KIRKLEES Council has denied claims it spends nearly £100,000 a year on bottled water.
In a study, the BBC said Kirklees was splashing out £96,000 – the eighth highest figure in the country.
But a council spokesman said yesterday the claim was inaccurate.
He said: “What we are talking about is non-tap water that is drinkable – not water that comes in little bottles.
“We don’t do those to any extent, so we don’t spend £96,000 on bottled water.”
The spokesman explained that tap water could not be used all the time.
He said: “Many of our buildings are old and have outdated water supply pipes, and unsuitable access to tap water. For example, toilet sinks are sometimes the nearest water points available in some buildings.
“The cost of replacing old piping and providing proper facilities on every floor in all our office buildings for our thousands of staff would be excessive.
“Using other supplies of water is cheaper than modifying existing old pipework. We will endeavour when building new offices to use piped water from the mains supply.”
The spokesman added that Kirklees tries to minimise the environmental impact of its water use.

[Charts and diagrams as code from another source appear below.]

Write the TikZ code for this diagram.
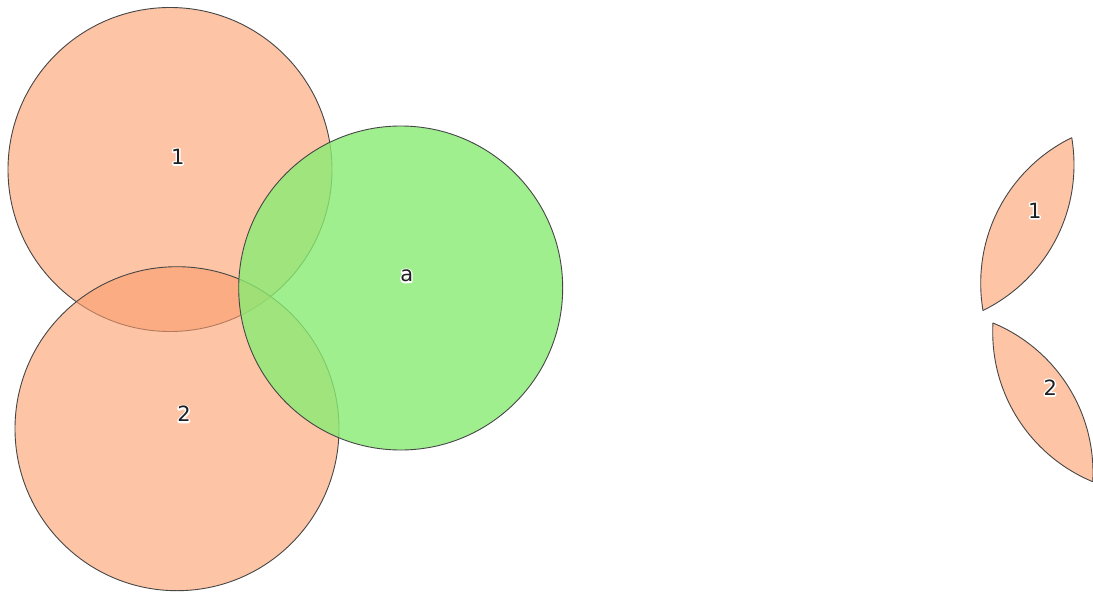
\documentclass[tikz,border=0pt]{standalone}
\usepackage{fontspec}
\setmainfont{DejaVu Sans}
\definecolor{salmonC}{RGB}{252,157,107}
\definecolor{greenC}{RGB}{136,236,115}
\definecolor{edgeC}{RGB}{70,70,70}
% text with a white halo: stroked white copy under the filled text
\newcommand{\halotext}[1]{\rlap{\textcolor{white}{\special{pdf:literal direct 1 1 1 RG 3 w 1 j 1 Tr}#1\special{pdf:literal direct 0 Tr}}}#1}
\begin{document}
\begin{tikzpicture}[x=1pt,y=-1pt,
  disc/.style={draw=edgeC, line width=0.9pt},
  salmondisc/.style={disc, fill=salmonC, fill opacity=0.6},
  greendisc/.style={disc, fill=greenC, fill opacity=0.8},
  lbl/.style={inner sep=0pt, font=\fontsize{21}{25}\selectfont, text=black!88}]
\useasboundingbox (0,0) rectangle (1093,594);
\fill[white] (0,0) rectangle (1093,594);
% circles
\path[salmondisc] (170,169.5) circle[radius=162];
\path[salmondisc] (177,428.7) circle[radius=162];
\path[greendisc] (400.7,288) circle[radius=162];
% labels
\node[lbl] (l1) at (177.7,156.7) {\halotext{1}};
\node[lbl] (l2) at (184,414) {\halotext{2}};
\node[lbl] (la) at (406.7,276) {\halotext{a}};
% lens 1 (circle 1 and a)
\begin{scope}[shift={(742,-4.7)}]
  \begin{scope}
    \clip (170,169.5) circle[radius=162];
    \fill[salmonC, fill opacity=0.6] (400.7,288) circle[radius=162];
    \draw[disc] (400.7,288) circle[radius=162];
  \end{scope}
  \begin{scope}
    \clip (400.7,288) circle[radius=162];
    \draw[disc] (170,169.5) circle[radius=162];
  \end{scope}
\end{scope}
% lens 2 (circle 2 and a)
\begin{scope}[shift={(754,44)}]
  \begin{scope}
    \clip (177,428.7) circle[radius=162];
    \fill[salmonC, fill opacity=0.6] (400.7,288) circle[radius=162];
    \draw[disc] (400.7,288) circle[radius=162];
  \end{scope}
  \begin{scope}
    \clip (400.7,288) circle[radius=162];
    \draw[disc] (177,428.7) circle[radius=162];
  \end{scope}
\end{scope}
\node[lbl] (m1) at (1034.7,210.5) {\halotext{1}};
\node[lbl] (m2) at (1050.3,387.5) {\halotext{2}};
\end{tikzpicture}
\end{document}
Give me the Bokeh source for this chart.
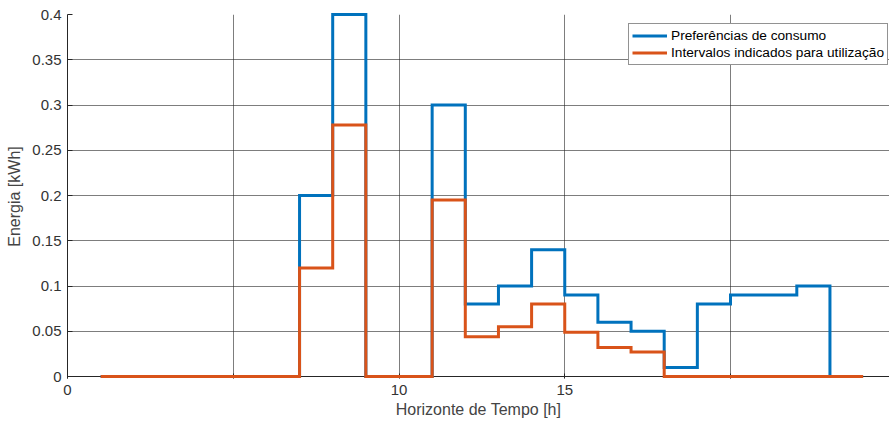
from bokeh.plotting import figure
from bokeh.models import Range1d, FixedTicker, NumeralTickFormatter, Span
from bokeh.embed import file_html
from bokeh.resources import INLINE

hours = list(range(1, 25))
preferencias = [0, 0, 0, 0, 0, 0, 0.2, 0.4, 0, 0, 0.3, 0.08, 0.1, 0.14, 0.09, 0.06,
                0.05, 0.01, 0.08, 0.09, 0.09, 0.1, 0, 0]
intervalos = [0, 0, 0, 0, 0, 0, 0.12, 0.278, 0, 0, 0.195, 0.044, 0.055, 0.08, 0.049, 0.032,
              0.027, 0, 0, 0, 0, 0, 0, 0]
x_ticks = [0, 5, 10, 15, 20]
x_tick_labels = {5: "", 20: ""}
y_ticks = [0, 0.05, 0.1, 0.15, 0.2, 0.25, 0.3, 0.35, 0.4]

FONT = "Liberation Sans"

p = figure(frame_width=822, frame_height=364, output_backend="svg", toolbar_location=None,
           x_range=Range1d(0, 822 / 33.15), y_range=Range1d(-0.4 * 2 / 362, 0.4),
           min_border_left=67, min_border_right=0, min_border_top=14, min_border_bottom=44)
p.outline_line_color = None
p.background_fill_color = "white"

# axis line drawn at y = 0
p.add_layout(Span(location=0, dimension="width", line_color="#262626", line_width=1,
                  level="guide"))

r1 = p.step(hours, preferencias, mode="after", line_color="#0072BD", line_width=3,
            line_join="miter", legend_label="Preferências de consumo")
r2 = p.step(hours, intervalos, mode="after", line_color="#D95319", line_width=3,
            line_join="miter", legend_label="Intervalos indicados para utilização")
r1.level = "overlay"
r2.level = "overlay"

p.xaxis.ticker = FixedTicker(ticks=x_ticks)
p.xaxis.major_label_overrides = x_tick_labels
p.yaxis.ticker = FixedTicker(ticks=y_ticks)
p.yaxis.formatter = NumeralTickFormatter(format="0.[00]")

for ax in (p.xaxis[0], p.yaxis[0]):
    ax.axis_line_color = "#262626"
    ax.major_tick_in = 5
    ax.major_tick_out = 0
    ax.minor_tick_in = 0
    ax.minor_tick_out = 0
    ax.major_tick_line_color = "#262626"
    ax.major_label_text_font = FONT
    ax.major_label_text_font_size = "15px"
    ax.major_label_text_color = "#333333"
    ax.axis_label_text_font = FONT
    ax.axis_label_text_font_size = "16px"
    ax.axis_label_text_font_style = "normal"
    ax.axis_label_text_color = "#444444"
p.xaxis.axis_line_color = None

p.xaxis.axis_label = "Horizonte de Tempo [h]"
p.yaxis.axis_label = "Energia [kWh]"
p.xaxis.major_label_standoff = 6
p.xaxis.axis_label_standoff = 3
p.yaxis.major_label_standoff = 6
p.yaxis.axis_label_standoff = 6

p.xgrid.ticker = FixedTicker(ticks=x_ticks)
p.ygrid.ticker = FixedTicker(ticks=y_ticks)
for g in (p.xgrid[0], p.ygrid[0]):
    g.grid_line_color = "#262626"
    g.grid_line_alpha = 0.6
    g.grid_line_width = 1

lg = p.legend[0]
lg.location = (561, 313)
lg.padding = 3
lg.spacing = 0
lg.margin = 0
lg.glyph_width = 35
lg.glyph_height = 17
lg.label_height = 17
lg.label_standoff = 4
lg.label_text_font = FONT
lg.label_text_font_size = "13.7px"
lg.label_text_color = "#000000"
lg.border_line_color = "#262626"
lg.border_line_width = 1
lg.background_fill_color = "white"
lg.background_fill_alpha = 1

open("out.html", "w").write(file_html(p, INLINE))
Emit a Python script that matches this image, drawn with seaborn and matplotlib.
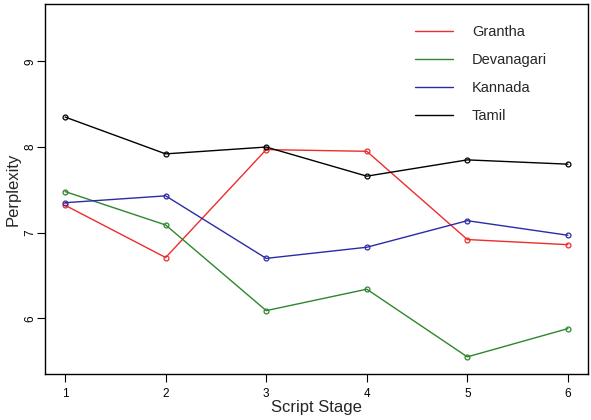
import pandas as pd
import matplotlib
matplotlib.use("Agg")
import matplotlib.pyplot as plt
import seaborn as sns
from matplotlib.lines import Line2D

# werte
stages = [1, 2, 3, 4, 5, 6]
grantha = [7.32, 6.71, 7.97, 7.95, 6.92, 6.86]
devanagari = [7.48, 7.09, 6.09, 6.34, 5.55, 5.88]
kannada = [7.35, 7.43, 6.70, 6.83, 7.14, 6.97]
tamil = [8.35, 7.92, 8.00, 7.66, 7.85, 7.80]

scripts = ["Grantha", "Devanagari", "Kannada", "Tamil"]
farben = ["#EE2C2C", "#2E862E", "#2B2BA8", "#000000"]

# long format fuer seaborn
df = pd.DataFrame({
    "Stage": stages * 4,
    "Perplexity": grantha + devanagari + kannada + tamil,
    "Script": sum([[s] * len(stages) for s in scripts], []),
})

sns.set_style("white")
plt.rcParams["font.family"] = ["Liberation Sans", "DejaVu Sans"]

fig = plt.figure(figsize=(5.91, 4.2), dpi=100)
ax = fig.add_axes([45 / 591, 1 - 374 / 420, 543 / 591, 370 / 420])

sns.lineplot(data=df, x="Stage", y="Perplexity", hue="Script", palette=farben,
             hue_order=scripts, marker="o", markersize=3.5, markerfacecolor="none",
             markeredgewidth=0.9, linewidth=1.0, ax=ax, legend=False)
# offene kreise in linienfarbe
for line in ax.lines:
    line.set_markeredgecolor(line.get_color())

ax.set_xlim(0.8, 6.2)
ax.set_ylim(5.35, 9.67)
ax.set_xticks(stages)
ax.set_yticks([6, 7, 8, 9])
ax.tick_params(axis="both", direction="out", length=6, width=0.8, labelsize=8.5,
               bottom=True, left=True, colors="black")
ax.tick_params(axis="x", pad=4)
ax.tick_params(axis="y", pad=0)
for lab in ax.get_yticklabels():
    lab.set_rotation(90)
    lab.set_va("center")
for sp in ax.spines.values():
    sp.set_visible(True)
    sp.set_color("black")
    sp.set_linewidth(1.0)

ax.set_xlabel("Script Stage", fontsize=12, labelpad=0)
ax.set_ylabel("Perplexity", fontsize=12)
ax.yaxis.set_label_coords((21 - 45) / 543, 0.5)

handles = [Line2D([0], [0], color=c, lw=1.0) for c in farben]
ax.legend(handles, scripts, loc="upper left", bbox_to_anchor=(415 / 591, 1 - 25 / 420),
          bbox_transform=fig.transFigure, frameon=False, fontsize=10.5,
          handlelength=2.6, handletextpad=1.3, labelspacing=0.97, borderpad=0,
          borderaxespad=0)

plt.savefig("out.png", dpi=100)
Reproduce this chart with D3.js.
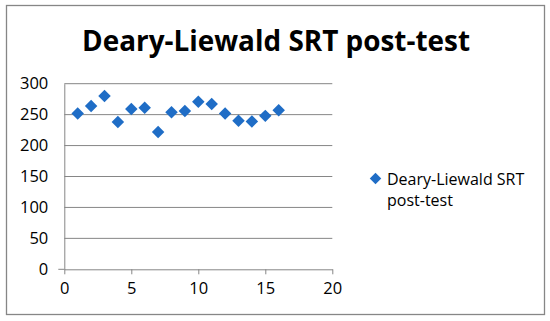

He said: “We mainly use a local company to supply water, using large containers and dispensing points, and we have a policy of recycling plastic cups provided.
“The large containers in which the water comes are also recycled.”
The BBC programme Panorama claimed on Monday that councils spend £5m a year on bottled water, with Hampshire County Council topping the list on £141,000.
Meanwhile, Yorkshire Water has encouraged people in the region to use tap water.
Spokeswoman Leanda Trethewey said: “Although bottled water has become more fashionable in recent years, tap water has many benefits to offer.
“We are confident that tap water is as good as anything which comes out of a bottle. Blind taste tests have proved that the average person does not know the difference.
“In Yorkshire we have some of the best quality water in the world, and it costs a fraction of bottled water, so why would you not choose to take advantage of this fantastic local resource?”
Ms Trethewey added that tap water generated 0.29 grammes of greenhouse gases per litre, compared to 100 grammes for a litre of bottled water.